When choosing a blue cheese for fondue, consider the texture and strength of the cheese. Firmer, crumblier blue cheeses have less moisture and may not melt as well as softer varieties. Gorgonzola Dolce is a soft, creamy, and relatively mild Italian blue cheese. On the other hand, a French Roquefort can be soft enough to spread but often has stronger musty and ammonia flavours that can be overpowering for those used to milder blues. Also, be prepared for a fondue that has a blue or greenish tint to it.

Ingredients:

  • 1 8-ounce package of cream cheese
  • 2 tablespoons of corn starch
  • 6 ounces of crumbled blue cheese
  • 1 teaspoon of black pepper
  • 1 teaspoon of dried thyme (optional)
  • 1 teaspoon of garlic powder
  • Crispy bacon, crumbled

Instructions:

  • In a saucepan over medium-high heat, add the cream cheese and wine, whisking until the cream cheese is melted (about 5-8 minutes).
  • Add the milk, mixing to combine and heat through (about 2-3 minutes).
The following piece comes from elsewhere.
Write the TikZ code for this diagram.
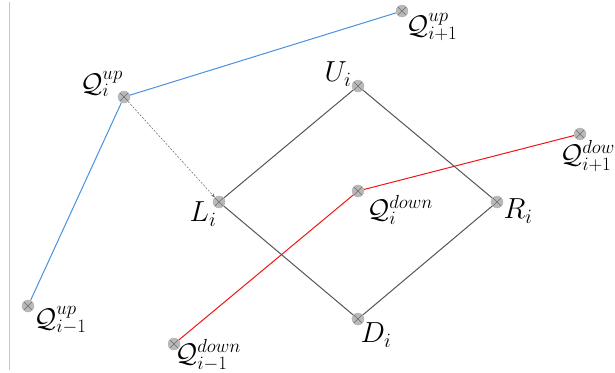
\RequirePackage{fix-cm}
\documentclass[tikz,border=0pt]{standalone}
\usetikzlibrary{arrows.meta}
\definecolor{qblue}{RGB}{74,144,226}
\definecolor{qred}{RGB}{240,20,20}
\definecolor{sqgray}{RGB}{85,85,85}
\tikzset{
  pt/.style={circle, inner sep=0pt, minimum size=12pt, fill=gray!55, draw=gray!60,
    path picture={\draw[gray!85!black, line width=0.4pt]
      (path picture bounding box.south west) -- (path picture bounding box.north east)
      (path picture bounding box.north west) -- (path picture bounding box.south east);}},
  qlab/.style={inner sep=0pt, font=\fontsize{27}{32}\selectfont},
  blab/.style={inner sep=0pt, font=\fontsize{29}{34}\selectfont},
  blueline/.style={draw=qblue, line width=1pt},
  redline/.style={draw=qred, line width=1pt},
  sqline/.style={draw=sqgray, line width=1pt},
  dashline/.style={draw=gray!80!black, line width=0.5pt, dash pattern=on 2pt off 1.5pt,
    -{Stealth[length=4pt,width=3pt]}}
}
\begin{document}
\begin{tikzpicture}[x=1pt,y=-1pt]
\useasboundingbox (0,0) rectangle (615,372);
\coordinate (vt) at (9,2);
\coordinate (vb) at (9,370);
\draw[gray!45, line width=0.8pt] (vt) -- (vb);

\node[pt] (Qup1) at (402,11) {};
\node[pt] (Qu) at (124,97) {};
\node[pt] (Qum1) at (28,306) {};
\node[pt] (U) at (358,86) {};
\node[pt] (L) at (219,202) {};
\node[pt] (R) at (497,202) {};
\node[pt] (D) at (358,319) {};
\node[pt] (Qd) at (358,191) {};
\node[pt] (Qdp1) at (580,134) {};
\node[pt] (Qdm1) at (174,344) {};

\draw[blueline] (Qum1) -- (Qu) -- (Qup1);
\draw[redline] (Qdm1) -- (Qd) -- (Qdp1);
\draw[sqline] (U) -- (L) -- (D) -- (R) -- (U);
\draw[dashline] (Qu) -- (L);

\node[qlab, anchor=west] (lQup1) at (406,27) {$\mathcal{Q}_{i+1}^{up}$};
\node[qlab, anchor=east] (lQu) at (123,84) {$\mathcal{Q}_{i}^{up}$};
\node[qlab, anchor=west] (lQum1) at (34,320) {$\mathcal{Q}_{i-1}^{up}$};
\node[blab] (lU) at (338,74) {$U_i$};
\node[blab] (lL) at (203,214) {$L_i$};
\node[blab] (lR) at (518,211) {$R_i$};
\node[blab] (lD) at (376,335) {$D_i$};
\node[qlab, anchor=west] (lQd) at (367,210) {$\mathcal{Q}_{i}^{down}$};
\node[qlab, anchor=west] (lQdp1) at (560,156) {$\mathcal{Q}_{i+1}^{down}$};
\node[qlab, anchor=west] (lQdm1) at (175,355) {$\mathcal{Q}_{i-1}^{down}$};
\end{tikzpicture}
\end{document}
Remove from heat.
  • Toss the corn starch with the crumbled blue cheese, then add to the melted cream cheese mixture. Season to taste with salt, pepper, thyme (if using), and garlic. Adjust if necessary.
  • Transfer to a fondue pot, dip warmer, or serving dish. Serve with kettle chips, topped with crumbled crispy bacon, and diced spring onions.

This blue cheese fondue can be stored in an airtight container in the refrigerator for up to 5 days. It can also be used as a dip for wings, cooled and served over salad, or as a topping for grilled chicken.